Reservations in this background have to be seen as a politico-constitutive and a social-symbolic gesture to realise this larger dream of Indian democracy. Its antecedents in the name of the Government of India Act, 1935, and before that the Poona Pact, which saw a compromise being made between the untouchables and the upper castes, should form the basis of the reading of the social underpinnings of reservations.
The latter in fact can be seen as a substitute for the separate nation that was demanded by Ambedkar for the untouchables. For this marginalised community, their promise of an egalitarian future came to be seen through the prism of this constitutional provision.
Reservations as an idea inherently possesses a language and a vocabulary that caters to the needs of the "community" and not of an isolated, free market-based individual. The inclusion of the economic criteria goes about blurring the wider scope of reservations to some sort of a welfare scheme that will provide tangible benefits to the society at large.
This visualisation has almost given a testimonial, vicious spin to the flawed idea of societal happiness of the Benthamite Utilitarian variety. By moving the social and politically dominant castes at the same level to that of the marginalised, it tries to iron out the humiliating hierarchised societal set up and also acts as a superfluous impediment to their political surge in what has been called as "Dalit Assertion".

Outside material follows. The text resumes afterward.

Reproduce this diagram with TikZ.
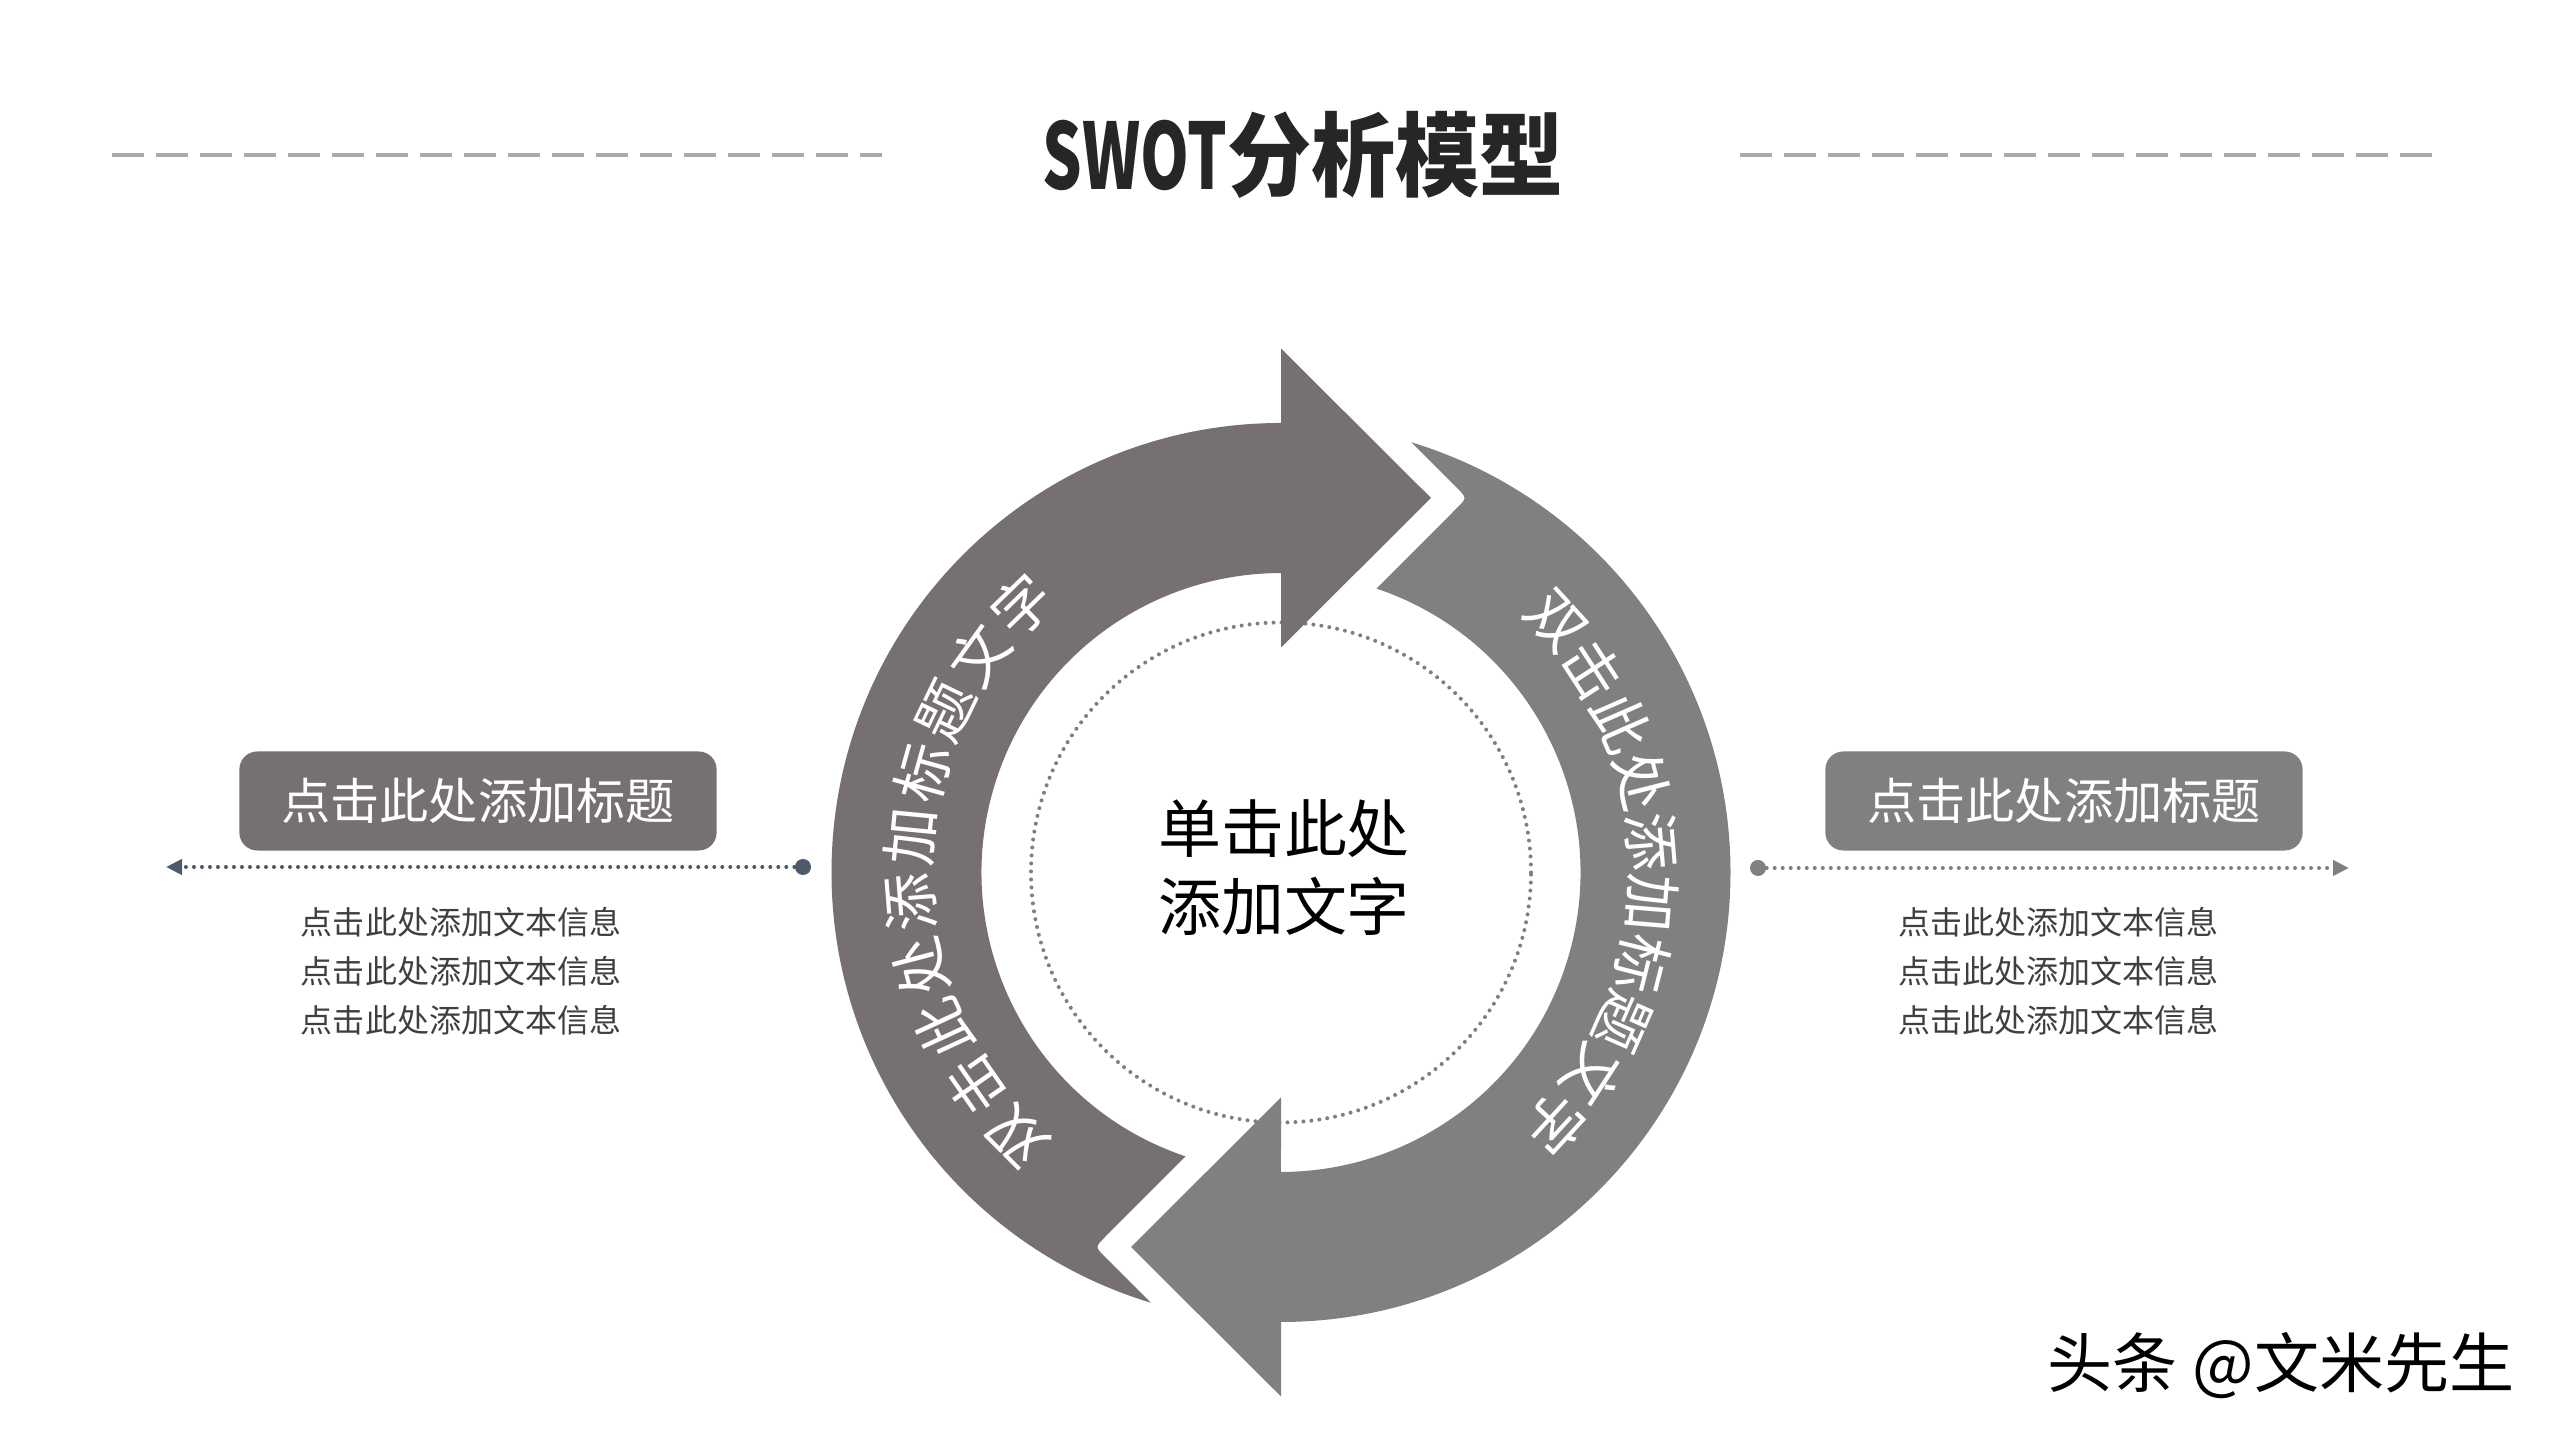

Reservations for all practical purposes was neither thought of as a poverty alleviation programme nor as an employment generation scheme. The term signifies much more than the easily understood arithmetic of the prescribed quotas.
At the same time, as Ashwini Deshpande says, it has still been mired in a polarising conceptualisation of it being either a demonising initiative that is behind all present day wrongs or as the panacea for all evils.
The classificatory nature of this description of extremities is baffling to say the least as the everydayness of our lifestyles fails to make sense of such inhospitable poles. This position today has taken a form of relative convergence, in the sense that many communities have come to appropriate reservations according to their own needs.
It increasingly has come to envision reservations with attributes of "affirmative action" almost in the similar fashion as was been exercised in the US historically.
According to Rekha Pappu, M Madhava Prasad and Susie Tharu , the problems with this economic-centric reading of “affirmative action” in the Indian scenario are three-fold, namely - the distinction between "deprivation" and "discrimination" sought to be bridged by a foreign vocabulary in the Indian case; the idea of how the project of social inclusivity was an integral part of the Indian national movement whereas it was a “post-revolution” development in the case of the US, and how unlike them - which saw a minority in the name of blacks fighting against the majority - it was exactly the opposite in the Indian case which saw the majority struggling for dignity and equal respect.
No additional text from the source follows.